Group success isn’t something to imitate. Instead it should be condemned as a racial conspiracy.
But the same bigoted conspiracy theories that stigmatize white success as a racial conspiracy, can just as easily tar the success stories of Asian-Americans and Jews, both groups whose successes have often been viewed as the products of racial conspiracies, rather than of their dedication and hard work.
Racial differences make it all too easy to see people of different races as being members of a racial conspiracy. That is what white privilege contends. White privilege borrows the white nationalist slur of a Jewish, conscious or unconscious, racial conspiracy to explain not just Jewish success, but white success. It’s just as racist whether it’s articulated by Peggy McIntosh or Kevin McDonald. The underlying bigoted idea is just as racist whether it’s applied to all white people or only to Jews.
It’s not just racial differences, but the degree of integration that may also explain the survey’s results.
African-Americans are only 3% less likely than Asians to believe in the power of whiteness. But nearly a quarter of African-Americans believe that being white has no meaningful impact on success in life while only a fifth of Asian-Americans recognize that fact. Why are African-Americans more likely than Asian-Americans to recognize that whiteness confers no special powers on the average white person?
The answer may be integration.
Despite the racist conspiracy theories foisted on African-Americans by a radical racist leadership, they are more likely to have spent generations living and working side by side with white Americans. However a majority of Asian-Americans are immigrants, and a majority don’t feel culturally integrated. Most Asian-American immigrants report not feeling like a typical American. And this is the result.
The belief in white privilege among Asian-Americans in the survey reflects that lack of integration. Like racial differences, national and cultural differences can nurture stereotypes and perceptions of otherness. The conviction that being white helps you succeed doesn’t reflect the experiential reality of Asian-American success, but comes of viewing those they perceive as typical Americans as ‘other’.

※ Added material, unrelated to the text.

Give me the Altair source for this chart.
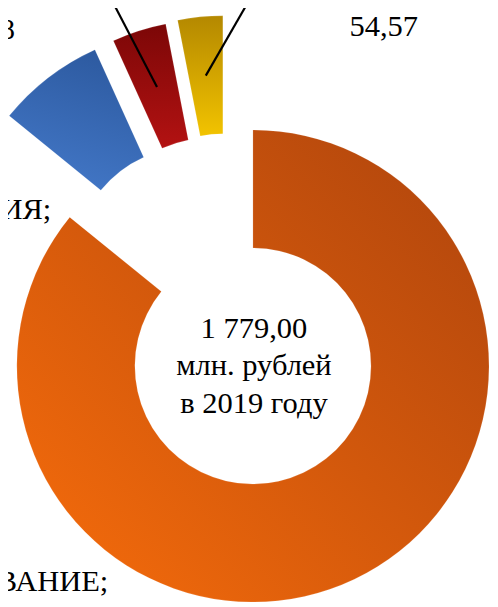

The Pew survey demonstrates that belief in white privilege is not the outcome of oppression, but of misunderstanding, otherness and stereotype. The people most likely to believe that white people have an unfair advantage are not the oppressed, but the groups with the greatest sense of racial difference.
You are more likely to believe in the power of white privilege if you view white people as being very different, either from your own race, or, if you are a white progressive, from other races.
The best disinfectant for the white privilege stereotype, as for so many other bad ideas, is sunlight. Unfortunately, academia and the media, instead of countering prejudices, reinforce racial stereotypes and bigoted ideas such as white privilege. And that divides the country further into warring camps.
Like any other stereotype, white privilege should be denounced. And the racist assumptions underlying it should be exposed in order to educate those who have come to harbor this ugly idea in their hearts.